* **EXERCISE OBJECTIVE**
Pick out each line of the records in which the word "this" appears.

* **ENTRIES**
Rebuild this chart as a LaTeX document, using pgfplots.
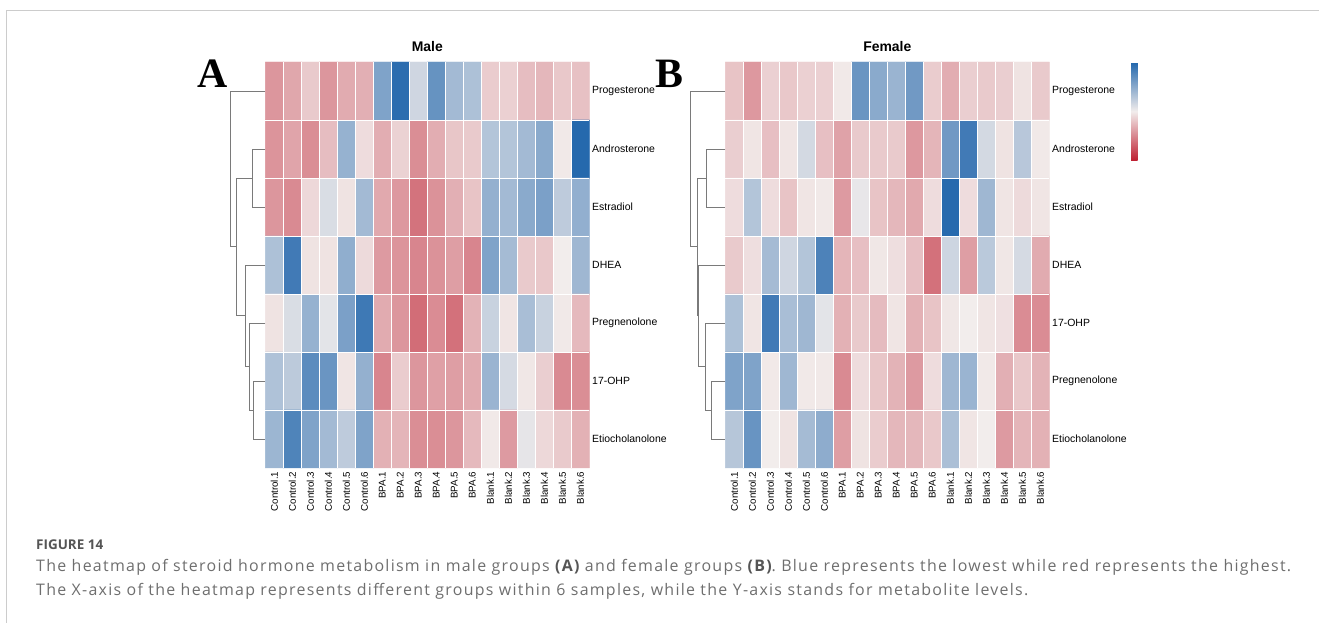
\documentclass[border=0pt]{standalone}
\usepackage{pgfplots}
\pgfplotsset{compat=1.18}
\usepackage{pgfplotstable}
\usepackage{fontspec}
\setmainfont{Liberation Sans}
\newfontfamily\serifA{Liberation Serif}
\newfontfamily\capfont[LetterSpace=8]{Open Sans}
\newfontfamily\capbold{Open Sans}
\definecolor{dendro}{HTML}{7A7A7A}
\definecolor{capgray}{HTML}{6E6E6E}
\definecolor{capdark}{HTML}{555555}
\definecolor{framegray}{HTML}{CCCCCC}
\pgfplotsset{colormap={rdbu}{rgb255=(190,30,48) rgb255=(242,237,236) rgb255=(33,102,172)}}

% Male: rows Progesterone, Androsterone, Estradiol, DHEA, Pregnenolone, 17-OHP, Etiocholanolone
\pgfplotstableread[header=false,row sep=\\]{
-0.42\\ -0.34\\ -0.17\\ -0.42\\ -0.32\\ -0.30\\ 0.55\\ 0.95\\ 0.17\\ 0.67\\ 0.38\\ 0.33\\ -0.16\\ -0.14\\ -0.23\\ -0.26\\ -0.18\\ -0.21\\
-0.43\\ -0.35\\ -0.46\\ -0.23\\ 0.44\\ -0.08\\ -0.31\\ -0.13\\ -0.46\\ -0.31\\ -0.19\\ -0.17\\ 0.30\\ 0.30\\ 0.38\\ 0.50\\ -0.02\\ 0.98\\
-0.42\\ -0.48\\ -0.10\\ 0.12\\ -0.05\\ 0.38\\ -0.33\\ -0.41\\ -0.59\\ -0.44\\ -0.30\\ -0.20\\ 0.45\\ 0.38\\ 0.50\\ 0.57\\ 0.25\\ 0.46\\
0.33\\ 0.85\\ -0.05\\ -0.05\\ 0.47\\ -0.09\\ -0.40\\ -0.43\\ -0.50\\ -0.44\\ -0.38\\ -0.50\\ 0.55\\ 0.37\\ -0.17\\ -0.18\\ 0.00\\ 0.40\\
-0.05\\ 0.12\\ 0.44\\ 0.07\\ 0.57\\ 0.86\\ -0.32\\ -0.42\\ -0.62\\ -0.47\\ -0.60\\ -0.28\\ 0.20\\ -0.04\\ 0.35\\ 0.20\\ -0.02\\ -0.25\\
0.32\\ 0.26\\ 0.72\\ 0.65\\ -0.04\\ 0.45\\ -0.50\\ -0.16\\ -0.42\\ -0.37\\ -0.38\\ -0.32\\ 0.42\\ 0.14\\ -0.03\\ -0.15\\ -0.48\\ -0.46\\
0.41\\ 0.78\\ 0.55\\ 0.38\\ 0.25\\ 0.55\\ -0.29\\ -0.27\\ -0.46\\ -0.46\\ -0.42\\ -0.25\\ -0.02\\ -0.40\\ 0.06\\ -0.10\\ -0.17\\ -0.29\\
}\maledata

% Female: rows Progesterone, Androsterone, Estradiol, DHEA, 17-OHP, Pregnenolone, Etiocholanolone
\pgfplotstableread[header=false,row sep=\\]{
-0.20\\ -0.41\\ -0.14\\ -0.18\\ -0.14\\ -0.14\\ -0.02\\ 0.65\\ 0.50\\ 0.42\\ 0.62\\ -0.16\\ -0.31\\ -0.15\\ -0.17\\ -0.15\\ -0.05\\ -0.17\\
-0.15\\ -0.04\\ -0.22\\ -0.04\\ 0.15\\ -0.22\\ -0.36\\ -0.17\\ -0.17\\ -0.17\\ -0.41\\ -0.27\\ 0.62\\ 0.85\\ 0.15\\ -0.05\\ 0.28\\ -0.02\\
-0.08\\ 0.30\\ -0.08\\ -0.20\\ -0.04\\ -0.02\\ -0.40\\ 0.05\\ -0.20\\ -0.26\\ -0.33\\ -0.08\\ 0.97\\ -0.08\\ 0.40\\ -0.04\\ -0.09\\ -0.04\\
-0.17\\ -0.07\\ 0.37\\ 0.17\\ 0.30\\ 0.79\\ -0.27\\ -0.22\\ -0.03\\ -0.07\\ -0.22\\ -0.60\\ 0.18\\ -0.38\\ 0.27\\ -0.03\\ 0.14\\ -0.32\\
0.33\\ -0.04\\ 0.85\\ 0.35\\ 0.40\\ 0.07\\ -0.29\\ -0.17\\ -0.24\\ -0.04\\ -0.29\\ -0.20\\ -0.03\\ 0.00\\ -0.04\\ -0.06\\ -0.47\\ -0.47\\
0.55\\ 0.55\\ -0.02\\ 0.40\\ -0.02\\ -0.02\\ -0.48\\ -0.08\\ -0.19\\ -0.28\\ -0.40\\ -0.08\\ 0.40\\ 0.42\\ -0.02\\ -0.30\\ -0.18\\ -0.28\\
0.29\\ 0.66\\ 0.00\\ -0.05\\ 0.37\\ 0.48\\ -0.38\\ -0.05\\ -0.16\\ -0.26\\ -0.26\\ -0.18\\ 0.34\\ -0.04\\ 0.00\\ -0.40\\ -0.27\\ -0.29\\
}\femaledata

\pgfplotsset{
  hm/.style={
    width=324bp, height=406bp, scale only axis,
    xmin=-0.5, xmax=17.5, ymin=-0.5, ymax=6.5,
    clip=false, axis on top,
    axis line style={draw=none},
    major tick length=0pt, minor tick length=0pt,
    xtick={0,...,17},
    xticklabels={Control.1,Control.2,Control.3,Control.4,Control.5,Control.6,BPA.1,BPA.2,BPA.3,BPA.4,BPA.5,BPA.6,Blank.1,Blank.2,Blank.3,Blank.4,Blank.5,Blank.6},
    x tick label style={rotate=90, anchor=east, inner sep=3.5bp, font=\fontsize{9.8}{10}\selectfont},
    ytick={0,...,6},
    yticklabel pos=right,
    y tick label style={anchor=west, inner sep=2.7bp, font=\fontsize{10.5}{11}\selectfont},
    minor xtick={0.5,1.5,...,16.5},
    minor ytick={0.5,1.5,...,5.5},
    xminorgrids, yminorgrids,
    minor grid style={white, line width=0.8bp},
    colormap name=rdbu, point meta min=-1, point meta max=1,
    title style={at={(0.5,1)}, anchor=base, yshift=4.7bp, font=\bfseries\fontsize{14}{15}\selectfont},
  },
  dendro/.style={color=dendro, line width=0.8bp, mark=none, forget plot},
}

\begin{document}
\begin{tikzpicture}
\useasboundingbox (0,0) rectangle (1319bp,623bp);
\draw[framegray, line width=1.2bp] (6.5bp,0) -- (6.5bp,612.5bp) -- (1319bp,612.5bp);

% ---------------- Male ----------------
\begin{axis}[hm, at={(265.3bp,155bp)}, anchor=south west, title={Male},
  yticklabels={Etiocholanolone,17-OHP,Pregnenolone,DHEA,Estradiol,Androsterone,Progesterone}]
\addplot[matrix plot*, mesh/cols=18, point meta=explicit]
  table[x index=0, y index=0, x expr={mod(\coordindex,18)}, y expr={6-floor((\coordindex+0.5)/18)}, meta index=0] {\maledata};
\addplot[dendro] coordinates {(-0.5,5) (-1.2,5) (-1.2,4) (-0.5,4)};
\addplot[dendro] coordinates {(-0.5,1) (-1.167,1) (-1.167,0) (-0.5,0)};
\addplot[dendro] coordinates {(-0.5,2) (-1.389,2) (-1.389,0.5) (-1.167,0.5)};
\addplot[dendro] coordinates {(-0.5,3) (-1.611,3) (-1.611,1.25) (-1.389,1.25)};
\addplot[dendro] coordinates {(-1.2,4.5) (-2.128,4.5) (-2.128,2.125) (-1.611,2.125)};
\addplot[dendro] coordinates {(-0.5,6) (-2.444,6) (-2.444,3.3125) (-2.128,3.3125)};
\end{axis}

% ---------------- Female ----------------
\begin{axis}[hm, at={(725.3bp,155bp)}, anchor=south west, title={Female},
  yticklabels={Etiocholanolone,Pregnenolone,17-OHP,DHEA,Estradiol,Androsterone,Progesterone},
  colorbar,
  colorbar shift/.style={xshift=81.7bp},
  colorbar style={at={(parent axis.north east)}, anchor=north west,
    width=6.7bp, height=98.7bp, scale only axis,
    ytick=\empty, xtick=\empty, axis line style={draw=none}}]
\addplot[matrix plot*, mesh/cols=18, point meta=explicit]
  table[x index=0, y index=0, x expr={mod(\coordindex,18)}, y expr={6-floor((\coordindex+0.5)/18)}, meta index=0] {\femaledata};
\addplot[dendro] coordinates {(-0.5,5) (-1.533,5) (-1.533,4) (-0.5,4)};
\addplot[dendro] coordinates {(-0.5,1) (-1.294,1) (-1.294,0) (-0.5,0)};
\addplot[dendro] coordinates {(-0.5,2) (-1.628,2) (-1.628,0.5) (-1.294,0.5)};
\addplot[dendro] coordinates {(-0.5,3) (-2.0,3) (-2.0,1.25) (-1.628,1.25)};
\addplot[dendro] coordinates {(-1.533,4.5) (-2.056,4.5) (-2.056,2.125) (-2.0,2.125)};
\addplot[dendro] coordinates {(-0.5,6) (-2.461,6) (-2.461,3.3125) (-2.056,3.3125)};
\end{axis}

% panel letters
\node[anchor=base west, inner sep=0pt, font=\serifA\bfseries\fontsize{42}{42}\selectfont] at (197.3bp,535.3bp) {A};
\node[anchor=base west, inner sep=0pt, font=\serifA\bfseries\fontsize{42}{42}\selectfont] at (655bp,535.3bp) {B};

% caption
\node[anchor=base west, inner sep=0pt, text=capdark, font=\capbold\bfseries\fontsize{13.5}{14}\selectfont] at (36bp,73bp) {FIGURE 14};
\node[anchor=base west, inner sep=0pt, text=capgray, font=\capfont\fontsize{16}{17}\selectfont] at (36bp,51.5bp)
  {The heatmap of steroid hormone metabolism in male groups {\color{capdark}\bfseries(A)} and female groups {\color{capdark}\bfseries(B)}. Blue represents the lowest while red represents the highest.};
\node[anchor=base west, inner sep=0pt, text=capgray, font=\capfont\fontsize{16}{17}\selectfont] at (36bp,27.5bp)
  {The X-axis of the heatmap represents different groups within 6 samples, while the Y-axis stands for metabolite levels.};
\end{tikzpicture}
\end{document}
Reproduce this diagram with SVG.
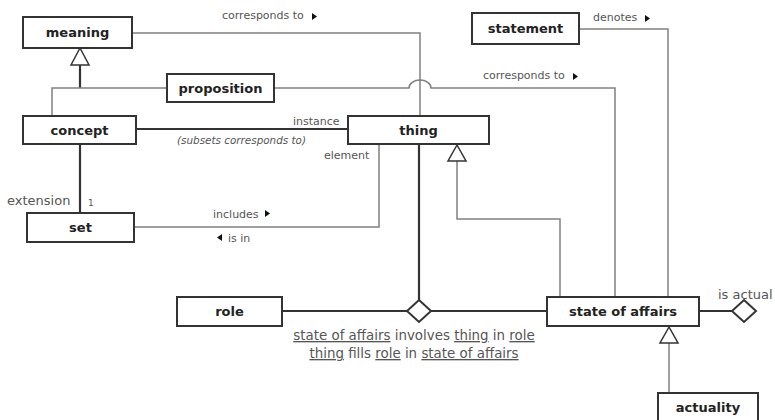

* **THE RESPONSE**
Rebuild this chart as a LaTeX document, using pgfplots.
Reproduce this diagram with SVG.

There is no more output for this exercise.